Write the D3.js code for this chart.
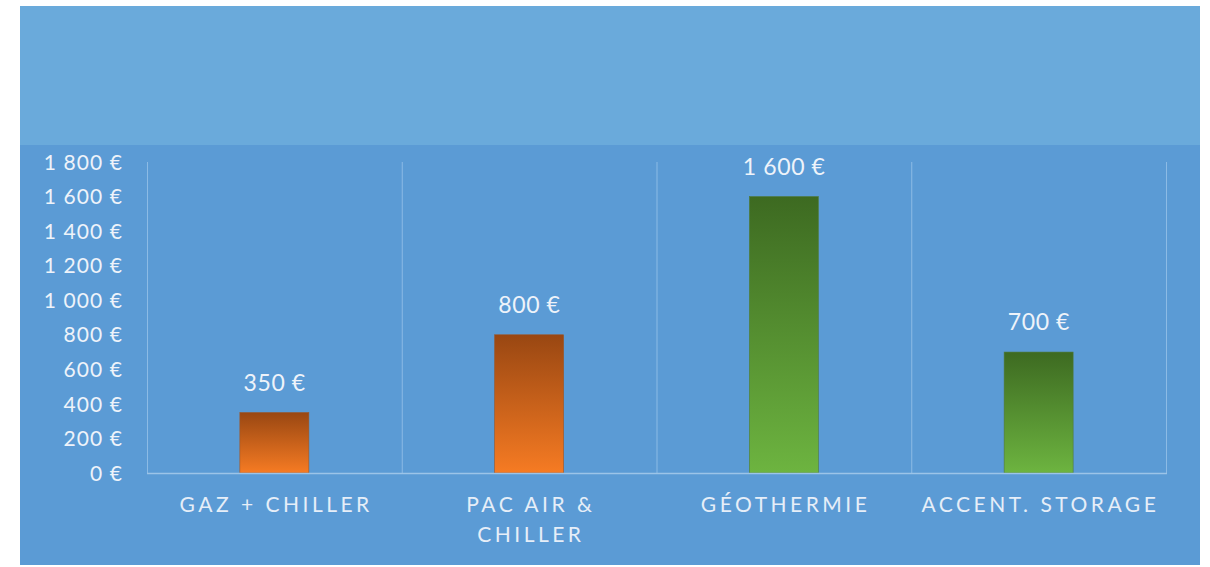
<!DOCTYPE html>
<html><head><meta charset="utf-8">
<script src="https://cdn.jsdelivr.net/npm/d3@7"></script>
<style>html,body{margin:0;padding:0;background:#fff;}svg{display:block;}</style>
</head><body>
<svg id="chart" width="1210" height="567"></svg>
<script>
const categories = [["GAZ + CHILLER"], ["PAC AIR &", "CHILLER"], ["GÉOTHERMIE"], ["ACCENT. STORAGE"]];
const values = [350, 800, 1600, 700];
const barColors = ["orange", "orange", "green", "green"];
const yTicks = [0, 200, 400, 600, 800, 1000, 1200, 1400, 1600, 1800];

const svg = d3.select("#chart");
const locale = d3.formatLocale({decimal: ",", thousands: " ", grouping: [3], currency: ["", " €"]});
const fmt = v => locale.format(",")(v) + " €";
const FONT = "Lato, 'Open Sans', sans-serif";

// backgrounds
svg.append("rect").attr("x", 20).attr("y", 6).attr("width", 1180).attr("height", 559).attr("fill", "#5b9bd5");
svg.append("rect").attr("x", 20).attr("y", 6).attr("width", 1180).attr("height", 139).attr("fill", "#6aaadb");

const defs = svg.append("defs");
const grads = {orange: ["#994712", "#f67b23"], green: ["#3d6a21", "#6db440"]};
Object.entries(grads).forEach(([k, c]) => {
  const g = defs.append("linearGradient").attr("id", "g-" + k).attr("x1", 0).attr("y1", 0).attr("x2", 0).attr("y2", 1);
  g.append("stop").attr("offset", "0%").attr("stop-color", c[0]);
  g.append("stop").attr("offset", "100%").attr("stop-color", c[1]);
});

const x0 = 147, x1 = 1166, yBottom = 473, yTop = 162;
const x = d3.scaleBand().domain(d3.range(categories.length)).range([x0, x1]).paddingInner(0).paddingOuter(0);
const y = d3.scaleLinear().domain([0, 1800]).range([yBottom, yTop]);

// vertical gridlines at category boundaries
const bounds = d3.range(categories.length + 1).map(i => x0 + i * x.step());
svg.append("g").selectAll("line").data(bounds).join("line")
  .attr("x1", d => d + 0.5).attr("x2", d => d + 0.5).attr("y1", yTop).attr("y2", yBottom)
  .attr("stroke", "#8cbbe5").attr("stroke-width", 1);

// y axis labels
const yAxis = d3.axisLeft(y).tickValues(yTicks).tickFormat(fmt).tickSize(0).tickPadding(0);
const ya = svg.append("g").attr("transform", `translate(122,0)`).call(yAxis);
ya.select(".domain").remove();
ya.selectAll("text").attr("fill", "#eef3fa").attr("font-family", FONT).attr("font-size", 21)
  .attr("letter-spacing", "1.1px").attr("dx", "1.1px").attr("dy", "0.34em");

// bars
const bw = 69;
svg.append("g").selectAll("rect").data(values).join("rect")
  .attr("x", (d, i) => x(i) + x.bandwidth() / 2 - bw / 2)
  .attr("y", d => y(d))
  .attr("width", bw)
  .attr("height", d => yBottom - y(d))
  .attr("fill", (d, i) => `url(#g-${barColors[i]})`)
  .attr("stroke", (d, i) => barColors[i] === "orange" ? "#9a5628" : "#4f7a3a").attr("stroke-width", 0.6);

// x axis line
svg.append("line").attr("x1", x0).attr("x2", x1 + 1).attr("y1", yBottom + 0.5).attr("y2", yBottom + 0.5)
  .attr("stroke", "#9cc4e8").attr("stroke-width", 1.5);

// data labels
svg.append("g").selectAll("text").data(values).join("text")
  .attr("x", (d, i) => x(i) + x.bandwidth() / 2)
  .attr("y", d => y(d) - 22)
  .attr("text-anchor", "middle")
  .attr("fill", "#eef3fa").attr("font-family", FONT).attr("font-size", 23)
  .attr("letter-spacing", "0.6px").attr("dx", "0.3px")
  .text(d => fmt(d));

// category labels
const LS = 3.5;
const cg = svg.append("g").selectAll("text").data(categories).join("text")
  .attr("x", (d, i) => x(i) + x.bandwidth() / 2 + LS / 2)
  .attr("y", 512)
  .attr("text-anchor", "middle")
  .attr("fill", "#e6eef8").attr("font-family", FONT).attr("font-size", 21)
  .attr("letter-spacing", LS + "px");
cg.each(function(d) {
  const t = d3.select(this);
  d.forEach((line, j) => {
    t.append("tspan").attr("x", t.attr("x")).attr("dy", j === 0 ? 0 : 30).text(line);
  });
});
</script>
</body></html>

Short problem. Without the pictures, write out all of the material exactly.

Correct answer.
Write the D3.js code for this chart.
<!DOCTYPE html>
<html><head><meta charset="utf-8">
<script src="https://cdn.jsdelivr.net/npm/d3@7"></script>
<style>html,body{margin:0;padding:0;background:#fff;}svg{display:block;}</style>
</head><body>
<svg id="chart" width="1210" height="567"></svg>
<script>
const categories = [["GAZ + CHILLER"], ["PAC AIR &", "CHILLER"], ["GÉOTHERMIE"], ["ACCENT. STORAGE"]];
const values = [350, 800, 1600, 700];
const barColors = ["orange", "orange", "green", "green"];
const yTicks = [0, 200, 400, 600, 800, 1000, 1200, 1400, 1600, 1800];

const svg = d3.select("#chart");
const locale = d3.formatLocale({decimal: ",", thousands: " ", grouping: [3], currency: ["", " €"]});
const fmt = v => locale.format(",")(v) + " €";
const FONT = "Lato, 'Open Sans', sans-serif";

// backgrounds
svg.append("rect").attr("x", 20).attr("y", 6).attr("width", 1180).attr("height", 559).attr("fill", "#5b9bd5");
svg.append("rect").attr("x", 20).attr("y", 6).attr("width", 1180).attr("height", 139).attr("fill", "#6aaadb");

const defs = svg.append("defs");
const grads = {orange: ["#994712", "#f67b23"], green: ["#3d6a21", "#6db440"]};
Object.entries(grads).forEach(([k, c]) => {
  const g = defs.append("linearGradient").attr("id", "g-" + k).attr("x1", 0).attr("y1", 0).attr("x2", 0).attr("y2", 1);
  g.append("stop").attr("offset", "0%").attr("stop-color", c[0]);
  g.append("stop").attr("offset", "100%").attr("stop-color", c[1]);
});

const x0 = 147, x1 = 1166, yBottom = 473, yTop = 162;
const x = d3.scaleBand().domain(d3.range(categories.length)).range([x0, x1]).paddingInner(0).paddingOuter(0);
const y = d3.scaleLinear().domain([0, 1800]).range([yBottom, yTop]);

// vertical gridlines at category boundaries
const bounds = d3.range(categories.length + 1).map(i => x0 + i * x.step());
svg.append("g").selectAll("line").data(bounds).join("line")
  .attr("x1", d => d + 0.5).attr("x2", d => d + 0.5).attr("y1", yTop).attr("y2", yBottom)
  .attr("stroke", "#8cbbe5").attr("stroke-width", 1);

// y axis labels
const yAxis = d3.axisLeft(y).tickValues(yTicks).tickFormat(fmt).tickSize(0).tickPadding(0);
const ya = svg.append("g").attr("transform", `translate(122,0)`).call(yAxis);
ya.select(".domain").remove();
ya.selectAll("text").attr("fill", "#eef3fa").attr("font-family", FONT).attr("font-size", 21)
  .attr("letter-spacing", "1.1px").attr("dx", "1.1px").attr("dy", "0.34em");

// bars
const bw = 69;
svg.append("g").selectAll("rect").data(values).join("rect")
  .attr("x", (d, i) => x(i) + x.bandwidth() / 2 - bw / 2)
  .attr("y", d => y(d))
  .attr("width", bw)
  .attr("height", d => yBottom - y(d))
  .attr("fill", (d, i) => `url(#g-${barColors[i]})`)
  .attr("stroke", (d, i) => barColors[i] === "orange" ? "#9a5628" : "#4f7a3a").attr("stroke-width", 0.6);

// x axis line
svg.append("line").attr("x1", x0).attr("x2", x1 + 1).attr("y1", yBottom + 0.5).attr("y2", yBottom + 0.5)
  .attr("stroke", "#9cc4e8").attr("stroke-width", 1.5);

// data labels
svg.append("g").selectAll("text").data(values).join("text")
  .attr("x", (d, i) => x(i) + x.bandwidth() / 2)
  .attr("y", d => y(d) - 22)
  .attr("text-anchor", "middle")
  .attr("fill", "#eef3fa").attr("font-family", FONT).attr("font-size", 23)
  .attr("letter-spacing", "0.6px").attr("dx", "0.3px")
  .text(d => fmt(d));

// category labels
const LS = 3.5;
const cg = svg.append("g").selectAll("text").data(categories).join("text")
  .attr("x", (d, i) => x(i) + x.bandwidth() / 2 + LS / 2)
  .attr("y", 512)
  .attr("text-anchor", "middle")
  .attr("fill", "#e6eef8").attr("font-family", FONT).attr("font-size", 21)
  .attr("letter-spacing", LS + "px");
cg.each(function(d) {
  const t = d3.select(this);
  d.forEach((line, j) => {
    t.append("tspan").attr("x", t.attr("x")).attr("dy", j === 0 ? 0 : 30).text(line);
  });
});
</script>
</body></html>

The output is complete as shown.